Diese kurzen Überblicke bestätigen den Mythos vom babylonischen Turm. Was Menschen unter großen Anstrengungen aufbauen, bringen sie selbst zum Einsturz. Es sind nicht die materiellen Ressourcen, auch nicht der Mangel an Bauleuten, sondern der fehlende Geist, der weder durch Soldaten noch durch die Aussicht auf wirtschaftlichen Erfolg dauerhaft ersetzt werden kann.

Die Religion ist selbst Motor gewalttätiger Auseinandersetzungen

Wenn Geld durch das Interesse am Gewinn und militärische Überlegenheit durch Unterdrückung von Piraterie und lokalen Konflikten ein friedliches Zusammenleben fördern, eine Friedensgarantie können sie nicht begründen. Die Religion auch nicht. Mekka ist durch Attentate bedroht, die aus den innerislamischen Konflikten, vor allem zwischen Schiiten und Sunniten erwächst. Die Vertreter dieser Religion verstehen offensichtlich nicht, dass die Welt nicht nur durch einzelne Terroranschläge ständig an die desintegrative Kraft des Islam erinnert werden, sondern durch jede Kontrolle an Flughäfen oder vor Betreten eines öffentlich Gebäudes, und seien es die Erlöserkathedrale in Moskau oder der Petersdom in Rom. Die Christen haben ebenso erbitterte Kriege untereinander geführt. Der Hinduismus und sogar der Buddhismus in Thailand gehen gegen andere Religionen vor.

Jerusalem – Symbol der Zerstrittenheit der Religionen

Am Beispiel Jerusalems zeigt sich die mangelnde Fähigkeit der Religionen besonders deutlich. Die Stadt ist zum Ort ständiger Kämpfe und Rivalitäten geworden. Die Muslime verehren Gott auf dem Tempelberg, die Juden an einer Mauer, die Christen auf dem Kreuzweg durch die Stadt und am Ort der Auferstehung, wo sie die Grabeskirche errichtet haben. Schon im Mittelalter, als die Sarazenen aus Arabien kommend Jerusalem eroberten, kam es mit den Kreuzzügen zu einem Krieg zwischen den Religionen, der heute weitergeführt wird. Inzwischen spielt er sich mit Anschlägen auch in den Städten des säkularisierten Westens ab.

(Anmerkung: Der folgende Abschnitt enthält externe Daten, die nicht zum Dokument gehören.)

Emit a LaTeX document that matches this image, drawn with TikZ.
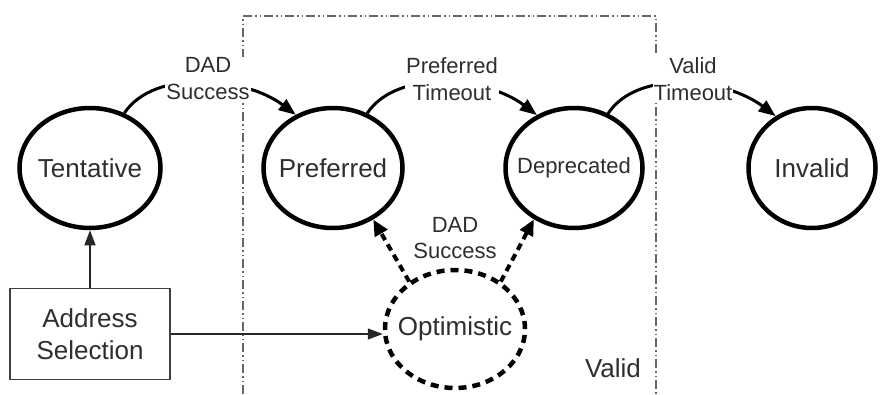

Frieden nicht ohne Religion

Wenn weder wirtschaftlicher Erfolg noch militärische Macht das Zusammenleben der Völker garantiert, dann haben die Religionen doch das Potential, den Menschen eine überzeugende Idee des Zusammenlebens vorzustellen. Im Bild der Wallfahrt findet es sich im 2. Kapitel des Jesajabuchs eine solche vision: Die Völker erkennen den einen Gott und finden in seiner Verehrung zusammen. Jesaja sah die Völker gemeinsam zum Berg Sion pilgern, auf dem Jerusalem erbaut ist. Deshalb sollten Juden, Christen und Muslime diese Stadt zu einem Ort des Friedens machen. Die scheinbare Unmöglichkeit zeigt, welchen Weg die Religionen noch vor sich haben. Das gemeinsame Gebet für den Frieden fand in Assisi, nicht in Jerusalem statt.
Es kommt darauf an, dass die Religionsführer in Kriegen nicht mehr Partei ergreifen. Die Päpste haben das begriffen. In den europäischen Religionskriegen hatten sie noch "ihre Konfession" unterstützt und damit den Auftrag Jesu vergessen, für die Einheit aller Christen zu sorgen. Mit ihren schmerzlichen Erfahrungen aus den Konfessionskriegen sollten die christlichen Religionsführer im Syrienkonflikt nicht auf die Politiker warten, sondern Schiiten und Sunniten überzeugen, dass Religion nicht mit Gewalt verquickt werden darf, wenn sie nicht wie in Europa dem Urteil der Vernunft untergeordnet werden und dann auch abgeschafft werden will. Das können die Kriegsparteien in Syrien wahrscheinlich nicht ohne die Erfahrung der europäischen Kirchen verstehen, nämlich dass sie mit ihrem Konfessionskrieg ihre eigene Religion zerstören. Auch wenn sie das realisieren, bleibt es eine Herkulesaufgabe, denn anders als das Neue Testament schwört der Koran nicht dem Einsatz von Waffen ab.